_Raw data_.
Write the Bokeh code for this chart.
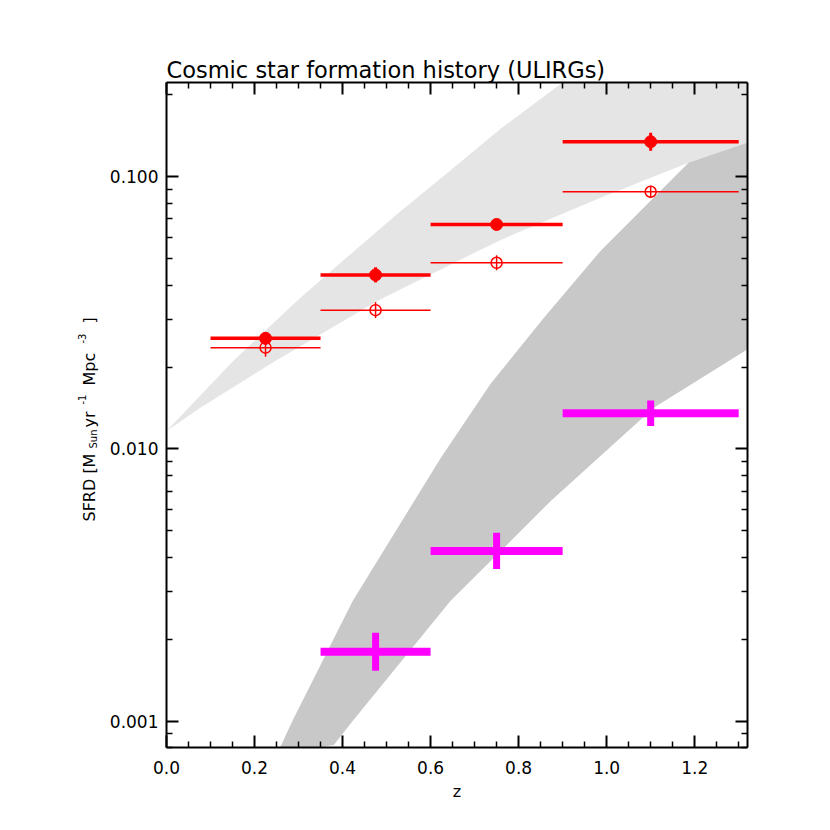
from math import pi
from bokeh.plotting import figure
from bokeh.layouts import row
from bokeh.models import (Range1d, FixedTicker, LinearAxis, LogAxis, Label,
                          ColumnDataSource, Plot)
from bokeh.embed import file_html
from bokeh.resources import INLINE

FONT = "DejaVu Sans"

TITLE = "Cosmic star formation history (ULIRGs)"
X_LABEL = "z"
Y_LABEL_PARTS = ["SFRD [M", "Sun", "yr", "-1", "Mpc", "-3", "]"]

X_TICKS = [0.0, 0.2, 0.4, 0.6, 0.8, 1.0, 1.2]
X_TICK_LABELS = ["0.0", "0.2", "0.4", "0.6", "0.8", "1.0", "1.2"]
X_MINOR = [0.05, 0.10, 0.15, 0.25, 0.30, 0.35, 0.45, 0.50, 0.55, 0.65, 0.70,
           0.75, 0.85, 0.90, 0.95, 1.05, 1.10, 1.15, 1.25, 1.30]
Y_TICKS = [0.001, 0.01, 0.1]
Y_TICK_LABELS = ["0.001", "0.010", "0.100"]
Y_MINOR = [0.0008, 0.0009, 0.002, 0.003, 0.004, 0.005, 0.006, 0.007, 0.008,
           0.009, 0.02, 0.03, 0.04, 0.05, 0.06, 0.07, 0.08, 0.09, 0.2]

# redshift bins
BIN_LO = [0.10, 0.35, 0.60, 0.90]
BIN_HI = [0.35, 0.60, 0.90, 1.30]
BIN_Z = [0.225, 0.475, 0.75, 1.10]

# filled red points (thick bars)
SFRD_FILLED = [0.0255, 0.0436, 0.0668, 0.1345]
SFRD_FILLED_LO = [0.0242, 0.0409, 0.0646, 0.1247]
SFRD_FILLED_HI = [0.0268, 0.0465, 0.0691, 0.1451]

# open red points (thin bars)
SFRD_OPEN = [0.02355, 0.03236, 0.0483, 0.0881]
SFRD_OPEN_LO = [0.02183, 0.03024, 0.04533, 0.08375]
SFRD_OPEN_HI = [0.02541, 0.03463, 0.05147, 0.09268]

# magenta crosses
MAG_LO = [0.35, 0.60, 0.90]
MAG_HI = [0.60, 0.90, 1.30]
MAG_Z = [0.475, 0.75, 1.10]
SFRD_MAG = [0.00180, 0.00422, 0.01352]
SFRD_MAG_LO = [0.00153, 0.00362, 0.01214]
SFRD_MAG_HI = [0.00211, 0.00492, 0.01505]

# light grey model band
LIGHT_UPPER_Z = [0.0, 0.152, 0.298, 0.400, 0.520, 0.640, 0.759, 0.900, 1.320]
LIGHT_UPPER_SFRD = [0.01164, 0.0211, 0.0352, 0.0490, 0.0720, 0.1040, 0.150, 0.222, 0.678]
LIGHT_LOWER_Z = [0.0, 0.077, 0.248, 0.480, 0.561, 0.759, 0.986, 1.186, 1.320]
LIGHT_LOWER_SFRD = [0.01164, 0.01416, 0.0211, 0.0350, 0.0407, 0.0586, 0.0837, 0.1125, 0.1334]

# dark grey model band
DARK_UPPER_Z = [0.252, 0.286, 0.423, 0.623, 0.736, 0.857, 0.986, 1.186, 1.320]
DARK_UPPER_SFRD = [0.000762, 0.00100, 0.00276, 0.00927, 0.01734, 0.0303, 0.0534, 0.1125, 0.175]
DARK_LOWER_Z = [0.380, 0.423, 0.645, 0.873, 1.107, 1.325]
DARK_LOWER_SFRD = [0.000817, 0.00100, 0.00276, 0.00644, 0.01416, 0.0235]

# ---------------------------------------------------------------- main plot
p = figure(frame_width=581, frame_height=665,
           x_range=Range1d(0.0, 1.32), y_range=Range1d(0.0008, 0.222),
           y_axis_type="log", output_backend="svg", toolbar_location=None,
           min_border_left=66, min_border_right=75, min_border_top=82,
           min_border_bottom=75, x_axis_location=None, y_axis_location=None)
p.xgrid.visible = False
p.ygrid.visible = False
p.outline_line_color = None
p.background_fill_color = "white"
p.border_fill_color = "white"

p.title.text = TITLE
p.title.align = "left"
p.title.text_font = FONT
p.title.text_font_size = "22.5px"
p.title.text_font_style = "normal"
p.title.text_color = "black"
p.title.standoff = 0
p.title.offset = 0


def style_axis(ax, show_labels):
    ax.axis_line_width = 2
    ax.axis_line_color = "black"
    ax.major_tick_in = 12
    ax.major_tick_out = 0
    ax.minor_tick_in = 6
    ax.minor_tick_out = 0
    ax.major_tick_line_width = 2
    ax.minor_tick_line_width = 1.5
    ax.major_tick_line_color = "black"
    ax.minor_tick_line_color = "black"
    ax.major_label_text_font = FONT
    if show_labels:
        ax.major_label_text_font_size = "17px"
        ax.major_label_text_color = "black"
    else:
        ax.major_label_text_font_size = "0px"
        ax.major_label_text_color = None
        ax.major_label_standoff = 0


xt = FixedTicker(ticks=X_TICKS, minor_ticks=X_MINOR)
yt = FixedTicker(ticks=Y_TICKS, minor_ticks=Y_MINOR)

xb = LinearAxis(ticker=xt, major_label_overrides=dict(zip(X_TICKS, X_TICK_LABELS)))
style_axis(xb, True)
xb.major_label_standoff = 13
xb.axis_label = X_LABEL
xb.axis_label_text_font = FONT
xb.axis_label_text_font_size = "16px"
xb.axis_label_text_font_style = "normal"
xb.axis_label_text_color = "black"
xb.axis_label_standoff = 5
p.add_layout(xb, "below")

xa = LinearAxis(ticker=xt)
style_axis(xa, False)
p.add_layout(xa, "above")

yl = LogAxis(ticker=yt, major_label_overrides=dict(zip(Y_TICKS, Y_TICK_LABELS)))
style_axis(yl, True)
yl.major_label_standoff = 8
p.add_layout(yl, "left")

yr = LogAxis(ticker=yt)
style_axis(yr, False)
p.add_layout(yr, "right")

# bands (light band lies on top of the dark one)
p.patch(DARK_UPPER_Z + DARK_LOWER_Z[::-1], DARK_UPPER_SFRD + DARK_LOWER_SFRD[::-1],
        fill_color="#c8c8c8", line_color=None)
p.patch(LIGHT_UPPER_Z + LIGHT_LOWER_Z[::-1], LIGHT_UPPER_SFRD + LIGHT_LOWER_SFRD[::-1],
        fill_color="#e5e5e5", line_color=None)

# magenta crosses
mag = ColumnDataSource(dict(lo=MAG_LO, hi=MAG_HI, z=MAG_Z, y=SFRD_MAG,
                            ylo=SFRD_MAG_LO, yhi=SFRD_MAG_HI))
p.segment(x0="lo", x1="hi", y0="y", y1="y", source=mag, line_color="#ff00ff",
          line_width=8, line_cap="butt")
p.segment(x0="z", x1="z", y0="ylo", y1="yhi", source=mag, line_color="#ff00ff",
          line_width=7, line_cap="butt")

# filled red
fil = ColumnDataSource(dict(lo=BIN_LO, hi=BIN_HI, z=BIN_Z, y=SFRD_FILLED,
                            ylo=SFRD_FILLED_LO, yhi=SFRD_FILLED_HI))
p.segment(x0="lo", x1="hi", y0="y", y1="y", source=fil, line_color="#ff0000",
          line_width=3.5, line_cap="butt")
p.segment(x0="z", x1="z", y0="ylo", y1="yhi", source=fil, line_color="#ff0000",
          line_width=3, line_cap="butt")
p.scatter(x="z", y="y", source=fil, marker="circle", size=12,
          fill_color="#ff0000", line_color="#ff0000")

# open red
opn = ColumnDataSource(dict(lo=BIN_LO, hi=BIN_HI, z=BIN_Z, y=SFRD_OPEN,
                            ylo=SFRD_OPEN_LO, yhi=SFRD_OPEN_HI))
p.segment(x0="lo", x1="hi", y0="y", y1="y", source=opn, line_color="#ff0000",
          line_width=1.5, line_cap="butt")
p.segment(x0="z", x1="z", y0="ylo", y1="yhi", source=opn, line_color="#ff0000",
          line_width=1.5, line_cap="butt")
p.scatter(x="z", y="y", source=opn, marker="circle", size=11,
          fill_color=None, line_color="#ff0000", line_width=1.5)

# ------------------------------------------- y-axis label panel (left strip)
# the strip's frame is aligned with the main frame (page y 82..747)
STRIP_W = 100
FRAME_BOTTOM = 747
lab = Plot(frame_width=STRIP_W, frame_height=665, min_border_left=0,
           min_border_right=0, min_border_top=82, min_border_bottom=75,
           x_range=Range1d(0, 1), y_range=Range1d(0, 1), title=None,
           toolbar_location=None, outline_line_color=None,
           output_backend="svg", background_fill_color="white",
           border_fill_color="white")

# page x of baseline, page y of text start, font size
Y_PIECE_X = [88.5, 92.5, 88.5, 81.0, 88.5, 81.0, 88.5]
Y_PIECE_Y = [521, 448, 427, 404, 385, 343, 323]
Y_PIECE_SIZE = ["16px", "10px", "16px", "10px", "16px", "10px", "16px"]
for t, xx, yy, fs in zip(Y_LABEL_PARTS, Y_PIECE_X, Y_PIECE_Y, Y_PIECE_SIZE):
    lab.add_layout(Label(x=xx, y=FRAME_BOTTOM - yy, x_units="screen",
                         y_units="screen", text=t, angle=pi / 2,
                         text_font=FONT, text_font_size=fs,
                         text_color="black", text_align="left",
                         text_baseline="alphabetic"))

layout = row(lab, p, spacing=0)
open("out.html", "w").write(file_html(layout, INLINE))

_Task requirements_. Starting at the first line of the material, output exactly the lines up to and including the one with "0.009, 0.02, 0.03, 0.04, 0.05, 0.06, 0.07, 0.08, 0.09, 0.2]". Do not include the pictures.

_Written solution_.
Write the Bokeh code for this chart.
from math import pi
from bokeh.plotting import figure
from bokeh.layouts import row
from bokeh.models import (Range1d, FixedTicker, LinearAxis, LogAxis, Label,
                          ColumnDataSource, Plot)
from bokeh.embed import file_html
from bokeh.resources import INLINE

FONT = "DejaVu Sans"

TITLE = "Cosmic star formation history (ULIRGs)"
X_LABEL = "z"
Y_LABEL_PARTS = ["SFRD [M", "Sun", "yr", "-1", "Mpc", "-3", "]"]

X_TICKS = [0.0, 0.2, 0.4, 0.6, 0.8, 1.0, 1.2]
X_TICK_LABELS = ["0.0", "0.2", "0.4", "0.6", "0.8", "1.0", "1.2"]
X_MINOR = [0.05, 0.10, 0.15, 0.25, 0.30, 0.35, 0.45, 0.50, 0.55, 0.65, 0.70,
           0.75, 0.85, 0.90, 0.95, 1.05, 1.10, 1.15, 1.25, 1.30]
Y_TICKS = [0.001, 0.01, 0.1]
Y_TICK_LABELS = ["0.001", "0.010", "0.100"]
Y_MINOR = [0.0008, 0.0009, 0.002, 0.003, 0.004, 0.005, 0.006, 0.007, 0.008,
           0.009, 0.02, 0.03, 0.04, 0.05, 0.06, 0.07, 0.08, 0.09, 0.2]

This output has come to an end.